Exerceram a ação psicossocial por intermédio das subunidades do Batalhão, com destaque para o setor de Buba, procurando dar confiança aos Fulas do Forriá, conquistar a confiança dos Nalus de Cacine e das populações dos regulados de Guileje e Gadamael, deu-se assistência a cidadãos da República da Guiné que passaram a procurar regularmente os postos de socorros de Cacoca e Sangonhá. Escreve-se no relatório que foram recuperados cerca de 580 indivíduos até Maio de 1965, estavam refugiados na República da Guiné.

Os últimos meses deste Batalhão foram passados na região de Nhacra, entre Maio e Agosto de 1965. Agradece a colaboração de muitos: às Companhias do BCAV n.º 705, na região de Buba, ao apoio dos paraquedistas em Guileje, aos comandos “Fantasmas” em Buba e Cacine.

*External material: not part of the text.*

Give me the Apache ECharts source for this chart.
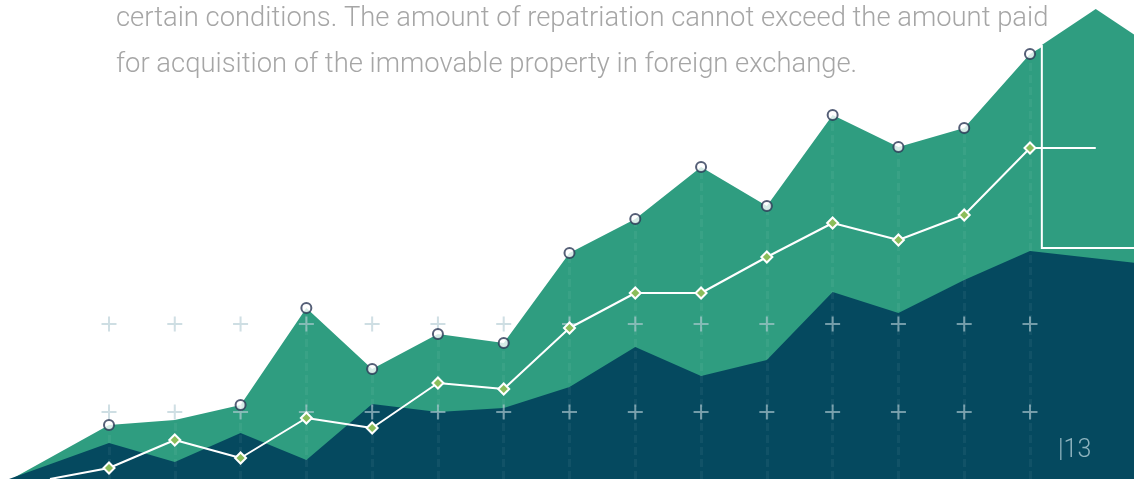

E assim termina o relatório: “Mas o BC 513 não poderia anunciar todos os êxitos que constam da sua história sem o extraordinário e valoroso auxílio que lhe foi prestado pela Força Aérea. Também as Forças Navais prestaram uma valiosa colaboração, tanto em ações de combate como nos reabastecimentos. A sua presença constante na fiscalização dos rios foi importante para se manterem as possibilidades de acesso a todas as Companhias do Batalhão, cuja ligação por terra foi durante muito tempo impossível”.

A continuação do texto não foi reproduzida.